• **PROBLEM TO SOLVE**: Please print exactly the lines below, from the start of the material up to and including the line with "Chart.defaults.color = '#000';", but none of the pictures.

= = = =

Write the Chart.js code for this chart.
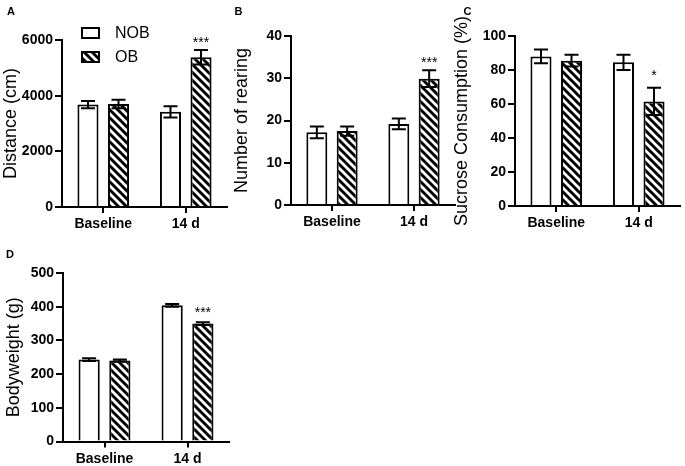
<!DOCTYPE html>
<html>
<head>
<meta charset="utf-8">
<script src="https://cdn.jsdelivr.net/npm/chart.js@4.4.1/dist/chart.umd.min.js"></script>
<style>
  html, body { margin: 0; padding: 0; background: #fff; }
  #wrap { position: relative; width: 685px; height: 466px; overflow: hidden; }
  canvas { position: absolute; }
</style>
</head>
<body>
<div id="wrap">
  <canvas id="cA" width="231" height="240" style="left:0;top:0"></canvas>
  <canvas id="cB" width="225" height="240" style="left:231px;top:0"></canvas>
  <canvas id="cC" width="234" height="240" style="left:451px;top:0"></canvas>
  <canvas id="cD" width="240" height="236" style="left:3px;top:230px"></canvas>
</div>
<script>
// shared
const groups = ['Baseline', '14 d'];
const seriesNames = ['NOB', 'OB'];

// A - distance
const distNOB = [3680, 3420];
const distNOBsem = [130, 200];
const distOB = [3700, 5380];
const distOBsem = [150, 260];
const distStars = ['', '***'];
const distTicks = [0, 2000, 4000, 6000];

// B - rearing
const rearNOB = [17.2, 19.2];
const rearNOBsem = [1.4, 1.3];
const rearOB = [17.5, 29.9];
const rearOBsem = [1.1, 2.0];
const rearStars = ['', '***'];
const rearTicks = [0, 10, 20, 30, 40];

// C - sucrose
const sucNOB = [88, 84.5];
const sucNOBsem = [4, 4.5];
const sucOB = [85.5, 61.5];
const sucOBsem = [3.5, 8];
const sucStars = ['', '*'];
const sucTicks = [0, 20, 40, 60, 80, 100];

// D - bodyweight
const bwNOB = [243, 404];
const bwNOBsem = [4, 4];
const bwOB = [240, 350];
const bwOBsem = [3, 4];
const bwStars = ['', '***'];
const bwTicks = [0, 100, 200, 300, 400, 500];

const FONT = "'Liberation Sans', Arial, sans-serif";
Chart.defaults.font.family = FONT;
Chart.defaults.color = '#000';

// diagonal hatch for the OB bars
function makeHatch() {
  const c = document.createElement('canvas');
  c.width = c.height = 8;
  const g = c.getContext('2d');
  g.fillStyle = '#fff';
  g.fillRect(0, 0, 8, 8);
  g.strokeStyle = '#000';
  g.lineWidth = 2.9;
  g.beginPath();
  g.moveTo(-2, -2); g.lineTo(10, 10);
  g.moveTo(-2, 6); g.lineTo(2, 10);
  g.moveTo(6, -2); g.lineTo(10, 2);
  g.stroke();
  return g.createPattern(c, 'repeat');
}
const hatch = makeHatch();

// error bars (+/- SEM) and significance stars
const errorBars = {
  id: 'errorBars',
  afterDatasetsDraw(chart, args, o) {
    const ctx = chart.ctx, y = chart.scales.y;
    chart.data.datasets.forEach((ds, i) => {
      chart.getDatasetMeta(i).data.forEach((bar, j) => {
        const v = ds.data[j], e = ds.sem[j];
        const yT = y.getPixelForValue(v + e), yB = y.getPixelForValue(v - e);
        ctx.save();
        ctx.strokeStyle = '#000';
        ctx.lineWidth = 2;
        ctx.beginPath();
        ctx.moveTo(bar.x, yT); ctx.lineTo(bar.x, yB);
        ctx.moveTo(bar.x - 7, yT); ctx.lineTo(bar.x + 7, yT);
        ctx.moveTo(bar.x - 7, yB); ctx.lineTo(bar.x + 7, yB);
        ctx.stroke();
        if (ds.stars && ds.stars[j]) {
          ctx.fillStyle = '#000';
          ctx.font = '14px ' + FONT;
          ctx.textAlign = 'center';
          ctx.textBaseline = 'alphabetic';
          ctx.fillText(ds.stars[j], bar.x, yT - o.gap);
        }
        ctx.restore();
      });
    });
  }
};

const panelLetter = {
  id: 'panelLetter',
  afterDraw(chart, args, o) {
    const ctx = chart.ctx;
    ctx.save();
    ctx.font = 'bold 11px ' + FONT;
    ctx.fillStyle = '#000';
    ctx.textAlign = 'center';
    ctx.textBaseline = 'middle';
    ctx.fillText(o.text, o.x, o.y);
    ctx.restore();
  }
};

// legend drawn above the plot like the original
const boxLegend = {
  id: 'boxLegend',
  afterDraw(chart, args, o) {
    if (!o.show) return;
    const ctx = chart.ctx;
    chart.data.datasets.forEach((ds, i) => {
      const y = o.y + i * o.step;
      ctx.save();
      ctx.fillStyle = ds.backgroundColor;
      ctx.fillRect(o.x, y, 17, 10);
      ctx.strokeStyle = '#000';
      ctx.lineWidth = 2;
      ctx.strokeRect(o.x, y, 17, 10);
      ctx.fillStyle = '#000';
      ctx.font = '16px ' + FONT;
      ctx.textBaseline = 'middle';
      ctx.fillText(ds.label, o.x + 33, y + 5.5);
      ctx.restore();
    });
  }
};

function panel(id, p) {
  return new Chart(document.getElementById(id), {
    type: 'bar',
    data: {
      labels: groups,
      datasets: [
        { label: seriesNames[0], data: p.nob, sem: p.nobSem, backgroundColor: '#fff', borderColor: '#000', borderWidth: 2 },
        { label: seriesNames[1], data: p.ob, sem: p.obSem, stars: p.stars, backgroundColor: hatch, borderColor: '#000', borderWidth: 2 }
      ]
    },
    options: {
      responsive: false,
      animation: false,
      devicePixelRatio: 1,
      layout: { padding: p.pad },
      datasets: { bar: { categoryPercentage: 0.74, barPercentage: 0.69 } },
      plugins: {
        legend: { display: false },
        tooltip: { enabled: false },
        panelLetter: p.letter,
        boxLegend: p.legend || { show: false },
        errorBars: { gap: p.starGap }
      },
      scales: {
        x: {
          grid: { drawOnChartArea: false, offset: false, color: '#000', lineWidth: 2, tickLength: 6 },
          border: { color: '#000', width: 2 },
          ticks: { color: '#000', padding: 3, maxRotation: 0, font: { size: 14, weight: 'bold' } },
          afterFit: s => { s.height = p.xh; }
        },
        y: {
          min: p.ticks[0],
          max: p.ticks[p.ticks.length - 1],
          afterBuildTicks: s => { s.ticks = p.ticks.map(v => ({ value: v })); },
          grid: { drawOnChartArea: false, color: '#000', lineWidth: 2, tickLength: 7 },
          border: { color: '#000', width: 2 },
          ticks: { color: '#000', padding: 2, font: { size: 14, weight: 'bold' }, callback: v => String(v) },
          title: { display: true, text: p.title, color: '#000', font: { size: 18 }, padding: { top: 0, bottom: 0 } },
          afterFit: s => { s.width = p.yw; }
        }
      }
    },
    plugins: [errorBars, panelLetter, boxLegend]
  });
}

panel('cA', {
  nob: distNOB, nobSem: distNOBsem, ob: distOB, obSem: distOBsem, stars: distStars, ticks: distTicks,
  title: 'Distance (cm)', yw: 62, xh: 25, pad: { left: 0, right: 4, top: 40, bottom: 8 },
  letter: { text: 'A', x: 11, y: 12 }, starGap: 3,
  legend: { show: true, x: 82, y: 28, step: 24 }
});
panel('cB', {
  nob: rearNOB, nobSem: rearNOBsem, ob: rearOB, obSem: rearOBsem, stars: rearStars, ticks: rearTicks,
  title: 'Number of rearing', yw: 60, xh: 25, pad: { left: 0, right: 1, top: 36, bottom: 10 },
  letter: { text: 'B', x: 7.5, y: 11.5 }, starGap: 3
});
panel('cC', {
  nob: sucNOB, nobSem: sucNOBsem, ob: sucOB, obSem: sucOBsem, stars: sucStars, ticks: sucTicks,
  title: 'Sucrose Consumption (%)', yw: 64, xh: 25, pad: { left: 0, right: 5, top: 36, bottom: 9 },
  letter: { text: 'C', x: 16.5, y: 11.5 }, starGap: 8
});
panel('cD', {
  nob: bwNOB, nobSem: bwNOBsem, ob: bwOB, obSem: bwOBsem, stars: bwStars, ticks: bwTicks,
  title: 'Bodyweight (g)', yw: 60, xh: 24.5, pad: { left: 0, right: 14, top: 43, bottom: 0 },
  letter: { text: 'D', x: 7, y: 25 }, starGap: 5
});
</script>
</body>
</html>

= = = =

• **OUTPUT OF THE EXERCISE**:
Write the Chart.js code for this chart.
<!DOCTYPE html>
<html>
<head>
<meta charset="utf-8">
<script src="https://cdn.jsdelivr.net/npm/chart.js@4.4.1/dist/chart.umd.min.js"></script>
<style>
  html, body { margin: 0; padding: 0; background: #fff; }
  #wrap { position: relative; width: 685px; height: 466px; overflow: hidden; }
  canvas { position: absolute; }
</style>
</head>
<body>
<div id="wrap">
  <canvas id="cA" width="231" height="240" style="left:0;top:0"></canvas>
  <canvas id="cB" width="225" height="240" style="left:231px;top:0"></canvas>
  <canvas id="cC" width="234" height="240" style="left:451px;top:0"></canvas>
  <canvas id="cD" width="240" height="236" style="left:3px;top:230px"></canvas>
</div>
<script>
// shared
const groups = ['Baseline', '14 d'];
const seriesNames = ['NOB', 'OB'];

// A - distance
const distNOB = [3680, 3420];
const distNOBsem = [130, 200];
const distOB = [3700, 5380];
const distOBsem = [150, 260];
const distStars = ['', '***'];
const distTicks = [0, 2000, 4000, 6000];

// B - rearing
const rearNOB = [17.2, 19.2];
const rearNOBsem = [1.4, 1.3];
const rearOB = [17.5, 29.9];
const rearOBsem = [1.1, 2.0];
const rearStars = ['', '***'];
const rearTicks = [0, 10, 20, 30, 40];

// C - sucrose
const sucNOB = [88, 84.5];
const sucNOBsem = [4, 4.5];
const sucOB = [85.5, 61.5];
const sucOBsem = [3.5, 8];
const sucStars = ['', '*'];
const sucTicks = [0, 20, 40, 60, 80, 100];

// D - bodyweight
const bwNOB = [243, 404];
const bwNOBsem = [4, 4];
const bwOB = [240, 350];
const bwOBsem = [3, 4];
const bwStars = ['', '***'];
const bwTicks = [0, 100, 200, 300, 400, 500];

const FONT = "'Liberation Sans', Arial, sans-serif";
Chart.defaults.font.family = FONT;
Chart.defaults.color = '#000';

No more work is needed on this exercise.